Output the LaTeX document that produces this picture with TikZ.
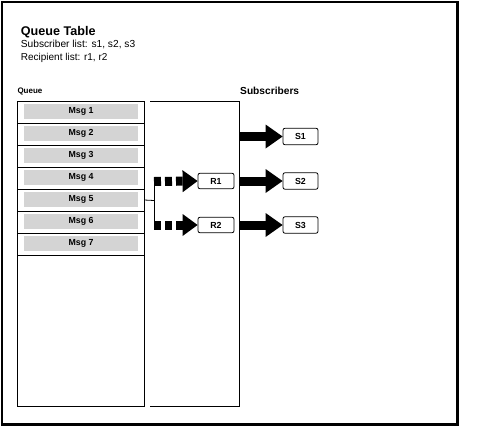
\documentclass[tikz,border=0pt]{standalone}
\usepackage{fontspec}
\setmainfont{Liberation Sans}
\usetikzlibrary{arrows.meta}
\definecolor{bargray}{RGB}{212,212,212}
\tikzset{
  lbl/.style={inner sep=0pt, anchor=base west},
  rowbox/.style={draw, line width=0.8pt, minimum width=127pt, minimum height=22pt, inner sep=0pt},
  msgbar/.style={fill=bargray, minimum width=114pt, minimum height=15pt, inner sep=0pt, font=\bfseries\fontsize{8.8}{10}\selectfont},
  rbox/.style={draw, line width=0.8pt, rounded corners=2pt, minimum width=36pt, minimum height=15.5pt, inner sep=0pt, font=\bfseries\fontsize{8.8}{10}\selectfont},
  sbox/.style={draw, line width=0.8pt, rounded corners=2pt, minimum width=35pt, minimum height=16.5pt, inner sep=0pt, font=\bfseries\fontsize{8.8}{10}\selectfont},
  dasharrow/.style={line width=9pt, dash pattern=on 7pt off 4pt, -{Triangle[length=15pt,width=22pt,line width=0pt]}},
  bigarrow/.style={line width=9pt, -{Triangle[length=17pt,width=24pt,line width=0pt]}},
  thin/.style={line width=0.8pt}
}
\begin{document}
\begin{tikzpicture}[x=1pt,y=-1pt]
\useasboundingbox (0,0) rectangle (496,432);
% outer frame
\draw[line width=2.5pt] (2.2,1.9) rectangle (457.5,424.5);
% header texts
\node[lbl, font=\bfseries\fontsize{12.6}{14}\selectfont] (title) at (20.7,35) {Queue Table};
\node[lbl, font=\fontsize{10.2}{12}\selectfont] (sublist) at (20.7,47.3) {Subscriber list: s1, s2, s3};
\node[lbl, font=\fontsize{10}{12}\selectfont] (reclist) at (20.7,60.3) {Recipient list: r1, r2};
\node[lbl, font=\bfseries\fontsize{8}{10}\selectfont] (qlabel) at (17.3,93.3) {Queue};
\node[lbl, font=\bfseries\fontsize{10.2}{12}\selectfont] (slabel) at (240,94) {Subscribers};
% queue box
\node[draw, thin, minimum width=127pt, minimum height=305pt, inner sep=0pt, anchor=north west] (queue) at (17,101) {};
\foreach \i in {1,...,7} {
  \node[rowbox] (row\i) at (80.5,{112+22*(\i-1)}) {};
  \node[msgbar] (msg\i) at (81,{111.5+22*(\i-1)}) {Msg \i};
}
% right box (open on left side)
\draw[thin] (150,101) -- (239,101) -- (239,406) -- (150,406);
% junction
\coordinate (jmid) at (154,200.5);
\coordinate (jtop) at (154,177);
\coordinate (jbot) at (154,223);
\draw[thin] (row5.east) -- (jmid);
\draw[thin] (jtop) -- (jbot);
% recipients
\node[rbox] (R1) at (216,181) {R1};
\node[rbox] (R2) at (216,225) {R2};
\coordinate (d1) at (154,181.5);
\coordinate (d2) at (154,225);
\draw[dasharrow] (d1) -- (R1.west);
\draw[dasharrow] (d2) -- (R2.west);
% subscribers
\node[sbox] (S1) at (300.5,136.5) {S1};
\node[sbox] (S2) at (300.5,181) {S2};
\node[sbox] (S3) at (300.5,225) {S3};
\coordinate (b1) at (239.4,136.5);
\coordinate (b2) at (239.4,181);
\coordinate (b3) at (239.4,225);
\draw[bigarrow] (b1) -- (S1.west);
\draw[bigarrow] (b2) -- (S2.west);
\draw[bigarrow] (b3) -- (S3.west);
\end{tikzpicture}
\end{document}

## WHAT TO DO
Make an exact copy of the listing above. Do not include the pictures.

## COMPLETED TASK
Output the LaTeX document that produces this picture with TikZ.
\documentclass[tikz,border=0pt]{standalone}
\usepackage{fontspec}
\setmainfont{Liberation Sans}
\usetikzlibrary{arrows.meta}
\definecolor{bargray}{RGB}{212,212,212}
\tikzset{
  lbl/.style={inner sep=0pt, anchor=base west},
  rowbox/.style={draw, line width=0.8pt, minimum width=127pt, minimum height=22pt, inner sep=0pt},
  msgbar/.style={fill=bargray, minimum width=114pt, minimum height=15pt, inner sep=0pt, font=\bfseries\fontsize{8.8}{10}\selectfont},
  rbox/.style={draw, line width=0.8pt, rounded corners=2pt, minimum width=36pt, minimum height=15.5pt, inner sep=0pt, font=\bfseries\fontsize{8.8}{10}\selectfont},
  sbox/.style={draw, line width=0.8pt, rounded corners=2pt, minimum width=35pt, minimum height=16.5pt, inner sep=0pt, font=\bfseries\fontsize{8.8}{10}\selectfont},
  dasharrow/.style={line width=9pt, dash pattern=on 7pt off 4pt, -{Triangle[length=15pt,width=22pt,line width=0pt]}},
  bigarrow/.style={line width=9pt, -{Triangle[length=17pt,width=24pt,line width=0pt]}},
  thin/.style={line width=0.8pt}
}
\begin{document}
\begin{tikzpicture}[x=1pt,y=-1pt]
\useasboundingbox (0,0) rectangle (496,432);
% outer frame
\draw[line width=2.5pt] (2.2,1.9) rectangle (457.5,424.5);
% header texts
\node[lbl, font=\bfseries\fontsize{12.6}{14}\selectfont] (title) at (20.7,35) {Queue Table};
\node[lbl, font=\fontsize{10.2}{12}\selectfont] (sublist) at (20.7,47.3) {Subscriber list: s1, s2, s3};
\node[lbl, font=\fontsize{10}{12}\selectfont] (reclist) at (20.7,60.3) {Recipient list: r1, r2};
\node[lbl, font=\bfseries\fontsize{8}{10}\selectfont] (qlabel) at (17.3,93.3) {Queue};
\node[lbl, font=\bfseries\fontsize{10.2}{12}\selectfont] (slabel) at (240,94) {Subscribers};
% queue box
\node[draw, thin, minimum width=127pt, minimum height=305pt, inner sep=0pt, anchor=north west] (queue) at (17,101) {};
\foreach \i in {1,...,7} {
  \node[rowbox] (row\i) at (80.5,{112+22*(\i-1)}) {};
  \node[msgbar] (msg\i) at (81,{111.5+22*(\i-1)}) {Msg \i};
}
% right box (open on left side)
\draw[thin] (150,101) -- (239,101) -- (239,406) -- (150,406);
% junction
\coordinate (jmid) at (154,200.5);
\coordinate (jtop) at (154,177);
\coordinate (jbot) at (154,223);
\draw[thin] (row5.east) -- (jmid);
\draw[thin] (jtop) -- (jbot);
% recipients
\node[rbox] (R1) at (216,181) {R1};
\node[rbox] (R2) at (216,225) {R2};
\coordinate (d1) at (154,181.5);
\coordinate (d2) at (154,225);
\draw[dasharrow] (d1) -- (R1.west);
\draw[dasharrow] (d2) -- (R2.west);
% subscribers
\node[sbox] (S1) at (300.5,136.5) {S1};
\node[sbox] (S2) at (300.5,181) {S2};
\node[sbox] (S3) at (300.5,225) {S3};
\coordinate (b1) at (239.4,136.5);
\coordinate (b2) at (239.4,181);
\coordinate (b3) at (239.4,225);
\draw[bigarrow] (b1) -- (S1.west);
\draw[bigarrow] (b2) -- (S2.west);
\draw[bigarrow] (b3) -- (S3.west);
\end{tikzpicture}
\end{document}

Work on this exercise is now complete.